Far from being vibrant and diverse, Voeten is describing what can only be considered a fearful and repressed monoculture.

In the article Voeten describes a ‘culture of denial’ by Belgium’s progressive elite that stymies debate about the reality of what is happening. Those who do speak out are treated in the familiar way by the ideologues and defenders of identity politics:

‘Observers who point to unpleasant truths such as the high incidence of crime among Moroccan youth and violent tendencies in radical Islam are accused of being propagandists of the extreme-right, and are subsequently ignored and ostracized.’
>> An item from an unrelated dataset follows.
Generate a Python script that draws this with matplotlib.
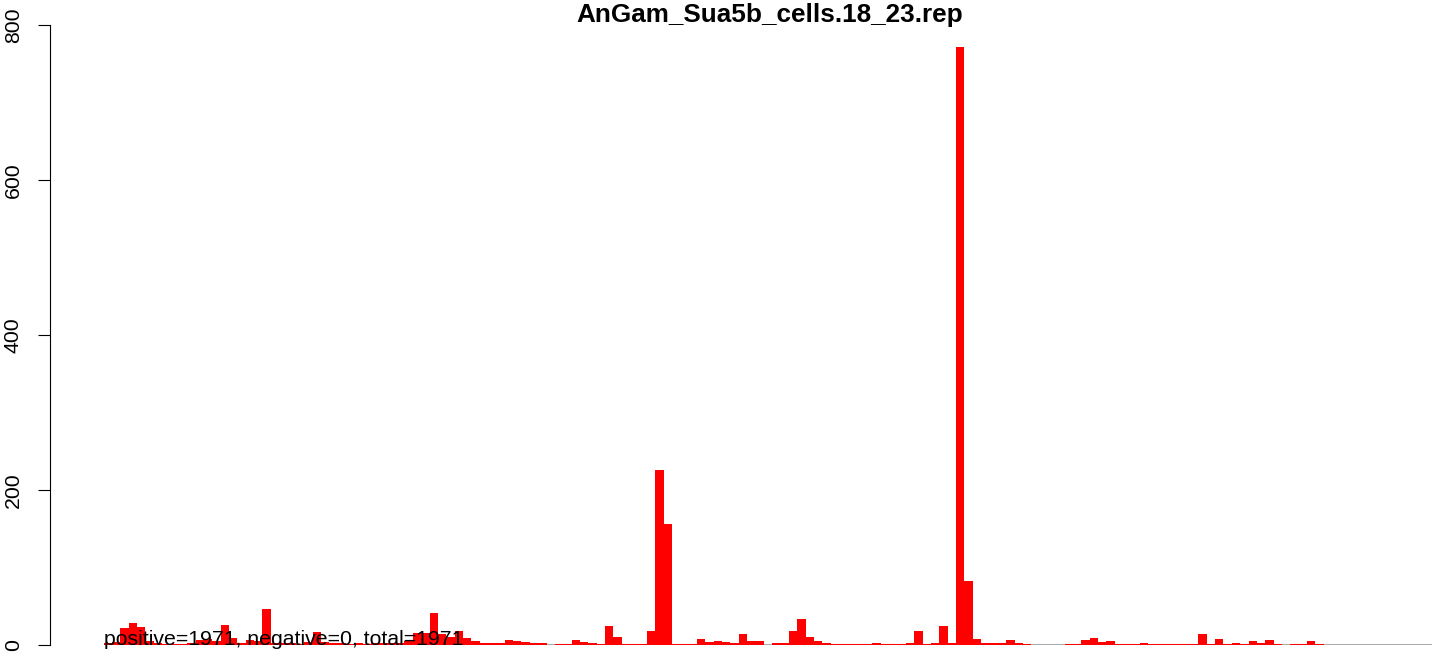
import matplotlib
matplotlib.use("Agg")
import matplotlib.pyplot as plt
import numpy as np

# chart text
title = "AnGam_Sua5b_cells.18_23.rep"
summary = "positive=1971, negative=0, total=1971"

# counts per bin
counts = [2, 4, 22, 28, 23, 5, 2, 1, 1, 1, 2, 6, 8, 5, 26, 9, 3, 6, 5, 47,
          3, 2, 2, 1, 4, 17, 4, 2, 2, 1, 2, 1, 2, 3, 3, 2, 5, 16, 16, 41,
          14, 10, 18, 9, 5, 3, 2, 3, 6, 5, 4, 3, 2, 0, 1, 1, 6, 4, 3, 1,
          24, 10, 1, 1, 1, 18, 226, 156, 1, 1, 1, 8, 4, 5, 4, 3, 14, 5, 5, 0,
          2, 2, 18, 34, 10, 5, 3, 1, 1, 1, 1, 1, 3, 1, 1, 1, 3, 18, 1, 3,
          25, 3, 771, 83, 8, 2, 2, 2, 6, 3, 1, 0, 0, 0, 0, 1, 1, 6, 9, 4,
          5, 1, 1, 1, 3, 1, 1, 1, 1, 1, 1, 14, 1, 8, 1, 3, 1, 5, 2, 6,
          1, 0, 1, 1, 5, 1, 0, 0, 0, 0, 0, 0, 0, 0, 0, 0, 0, 0, 0]
bins = np.arange(len(counts))

yticks = [0, 200, 400, 600, 800]

plt.rcParams["font.family"] = ["Liberation Sans", "DejaVu Sans"]

W, H = 1444, 656
fig = plt.figure(figsize=(W / 100, H / 100), dpi=100)

# plot region in pixels
left_px, right_px, bottom_px, top_px = 50, 1444, 645, 20
ax = fig.add_axes([left_px / W, (H - bottom_px) / H,
                   (right_px - left_px) / W, (bottom_px - top_px) / H])

bar_w = 8.357
x0_px = 103.6
ax.set_xlim((left_px - x0_px) / bar_w, (right_px - x0_px) / bar_w)
ax.set_ylim(0, (bottom_px - top_px) / 0.775)

# baseline
ax.hlines(0, 0, len(counts), color="#aaaaaa", lw=1.5, zorder=1)

ax.bar(bins, counts, width=1.0, align="edge", color="red", linewidth=0, zorder=2)

ax.text(0, 0, summary, fontsize=15.3, ha="left", va="baseline", zorder=5)

for s in ["top", "right", "bottom"]:
    ax.spines[s].set_visible(False)
ax.spines["left"].set_bounds(0, 800)
ax.spines["left"].set_linewidth(0.8)
ax.set_xticks([])
ax.set_yticks(yticks)
ax.tick_params(axis="y", length=8.6, width=0.8, pad=11, labelsize=15.3,
               labelrotation=90)
for lab in ax.get_yticklabels():
    lab.set_va("center")

fig.text(770 / W, 1 - 22 / H, title, fontsize=18.8, fontweight="bold",
         ha="center", va="baseline")

fig.savefig("out.png", dpi=100)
This is a civilizational challenge. David likes to accuse others of being ‘ahistorical’, and cites a litany of alleged Western villainy as somehow explaining some of these pathologies. However for someone so ready to charge others with ignorance of historical context he seems to have a surprisingly short time horizon, confining himself pretty much to the 19th and 20th centuries. Anyone would think that conquest, enslavement, colonialism were an exclusively Western pathology.

The quest for Islamic conquest has been going on for 1400 years. The Crusades, for example, often portrayed as pure unprovoked Western Christian villainy (and there were, of course, some awful atrocities) without reference to that all important historical context that they were preceded by four centuries of unremitting Islamic conquest that subjugated the Arabian peninsula and then what used to be the centre of gravity of the Christian world, the Middle East and North Africa, vanquishing the Zoroastrian empire in Persia, extending later into Europe with the conquest of Spain, the Balkans and – most bloody of all – the Indian subcontinent. The Crusades were a belated and limited pushback.

If these processes are allowed to roll on unimpeded, we are likely to see a transformation in European civilization that is profound, irrevocable and very much for the worse. This must serve as a warning for other nations, such as Australia and United States, that are much less affected at this time.